Your task is to retype the lines from the opening of the material through the line that includes "plt.rcParams['font.family'] = ['Lato', 'DejaVu". Do not copy the pictures.
::: Material provided
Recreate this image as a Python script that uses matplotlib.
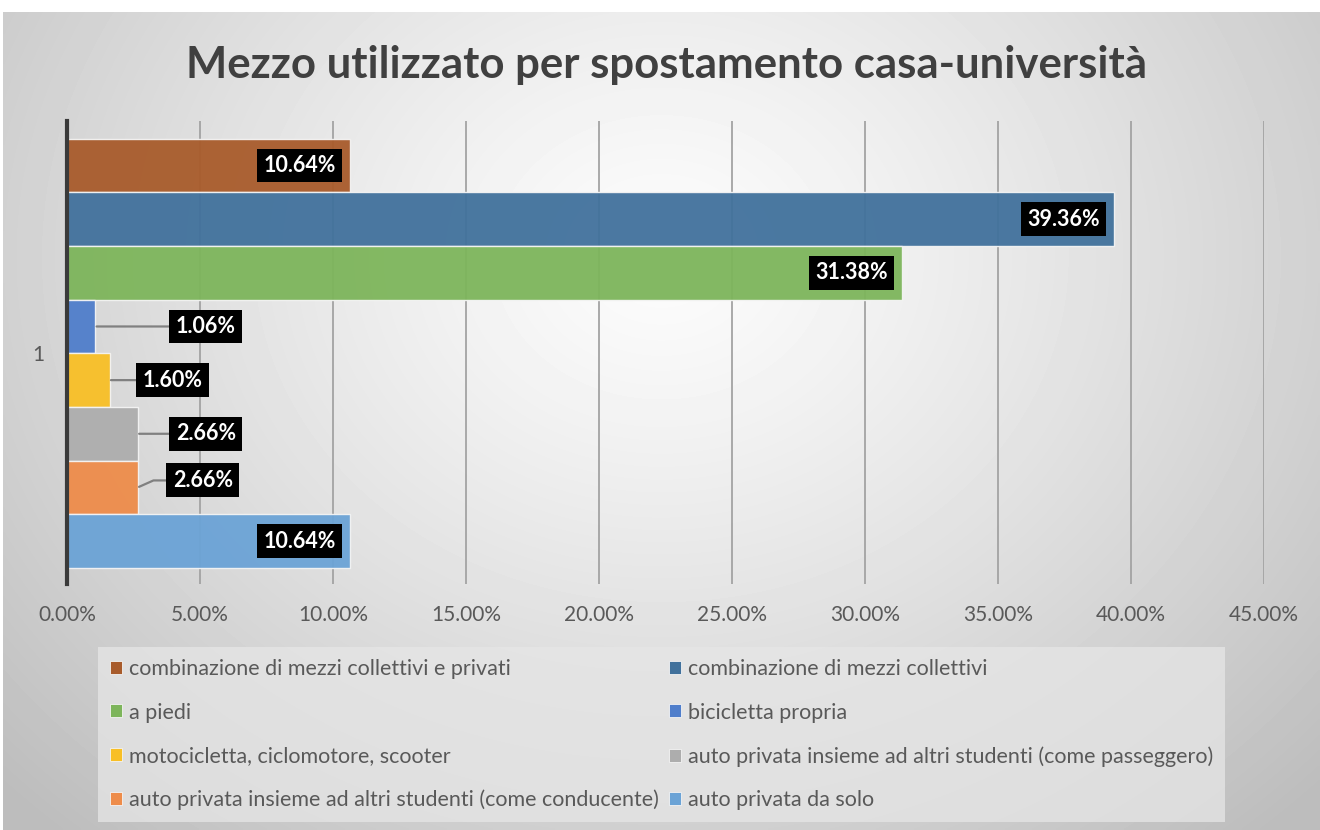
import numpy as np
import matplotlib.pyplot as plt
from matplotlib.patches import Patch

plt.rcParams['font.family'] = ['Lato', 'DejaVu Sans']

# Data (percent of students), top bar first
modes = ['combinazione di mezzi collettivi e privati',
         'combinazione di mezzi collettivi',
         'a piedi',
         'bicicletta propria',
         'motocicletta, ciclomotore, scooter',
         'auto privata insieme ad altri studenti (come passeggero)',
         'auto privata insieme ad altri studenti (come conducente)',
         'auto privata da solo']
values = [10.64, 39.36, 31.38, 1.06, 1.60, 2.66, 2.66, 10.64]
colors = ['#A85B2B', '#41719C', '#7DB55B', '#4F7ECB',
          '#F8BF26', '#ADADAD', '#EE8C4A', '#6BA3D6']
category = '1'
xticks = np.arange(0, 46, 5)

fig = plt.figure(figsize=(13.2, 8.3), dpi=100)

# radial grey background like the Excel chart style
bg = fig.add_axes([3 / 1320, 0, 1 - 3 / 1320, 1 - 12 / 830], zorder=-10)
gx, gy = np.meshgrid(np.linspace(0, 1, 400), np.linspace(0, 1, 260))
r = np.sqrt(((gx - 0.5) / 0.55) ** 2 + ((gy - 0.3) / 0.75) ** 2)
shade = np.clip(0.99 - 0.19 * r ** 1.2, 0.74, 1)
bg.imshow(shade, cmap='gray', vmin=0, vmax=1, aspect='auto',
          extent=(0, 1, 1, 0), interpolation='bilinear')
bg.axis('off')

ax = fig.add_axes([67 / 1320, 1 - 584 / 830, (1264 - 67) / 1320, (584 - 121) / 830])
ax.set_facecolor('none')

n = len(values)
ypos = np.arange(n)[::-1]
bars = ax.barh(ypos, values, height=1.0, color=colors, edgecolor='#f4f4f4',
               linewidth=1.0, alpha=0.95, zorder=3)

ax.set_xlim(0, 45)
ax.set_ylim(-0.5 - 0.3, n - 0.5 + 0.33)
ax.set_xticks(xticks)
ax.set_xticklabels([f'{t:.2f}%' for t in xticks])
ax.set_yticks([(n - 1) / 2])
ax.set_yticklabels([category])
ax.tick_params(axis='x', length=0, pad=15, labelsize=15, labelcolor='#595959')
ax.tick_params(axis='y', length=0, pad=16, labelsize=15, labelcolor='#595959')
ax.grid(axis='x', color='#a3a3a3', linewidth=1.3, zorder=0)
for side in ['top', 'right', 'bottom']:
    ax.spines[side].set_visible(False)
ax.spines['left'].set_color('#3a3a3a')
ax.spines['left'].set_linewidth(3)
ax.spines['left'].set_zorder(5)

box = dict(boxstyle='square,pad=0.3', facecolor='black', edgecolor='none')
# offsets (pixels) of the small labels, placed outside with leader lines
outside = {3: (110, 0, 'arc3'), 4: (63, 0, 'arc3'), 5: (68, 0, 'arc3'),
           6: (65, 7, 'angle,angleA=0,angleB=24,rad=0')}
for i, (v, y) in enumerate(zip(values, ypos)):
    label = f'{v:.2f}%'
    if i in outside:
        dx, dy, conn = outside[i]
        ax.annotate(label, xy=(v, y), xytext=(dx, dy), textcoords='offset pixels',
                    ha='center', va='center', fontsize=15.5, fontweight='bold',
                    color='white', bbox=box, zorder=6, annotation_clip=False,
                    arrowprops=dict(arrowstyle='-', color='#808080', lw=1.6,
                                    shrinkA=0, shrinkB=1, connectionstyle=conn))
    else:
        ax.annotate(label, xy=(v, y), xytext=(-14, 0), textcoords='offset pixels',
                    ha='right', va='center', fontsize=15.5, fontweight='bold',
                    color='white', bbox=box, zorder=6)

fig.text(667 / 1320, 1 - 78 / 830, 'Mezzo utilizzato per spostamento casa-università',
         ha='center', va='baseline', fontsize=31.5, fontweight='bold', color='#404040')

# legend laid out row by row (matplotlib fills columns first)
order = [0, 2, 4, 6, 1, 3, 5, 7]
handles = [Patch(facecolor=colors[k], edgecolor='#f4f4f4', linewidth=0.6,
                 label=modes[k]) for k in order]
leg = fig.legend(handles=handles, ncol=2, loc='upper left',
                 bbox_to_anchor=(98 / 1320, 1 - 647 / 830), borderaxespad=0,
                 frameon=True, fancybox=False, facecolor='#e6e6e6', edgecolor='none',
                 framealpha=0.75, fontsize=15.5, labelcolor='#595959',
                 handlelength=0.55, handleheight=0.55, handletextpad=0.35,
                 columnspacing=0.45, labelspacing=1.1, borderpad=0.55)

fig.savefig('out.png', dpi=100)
::::::
Solution:
Recreate this image as a Python script that uses matplotlib.
import numpy as np
import matplotlib.pyplot as plt
from matplotlib.patches import Patch

plt.rcParams['font.family'] = ['Lato', 'DejaVu Sans']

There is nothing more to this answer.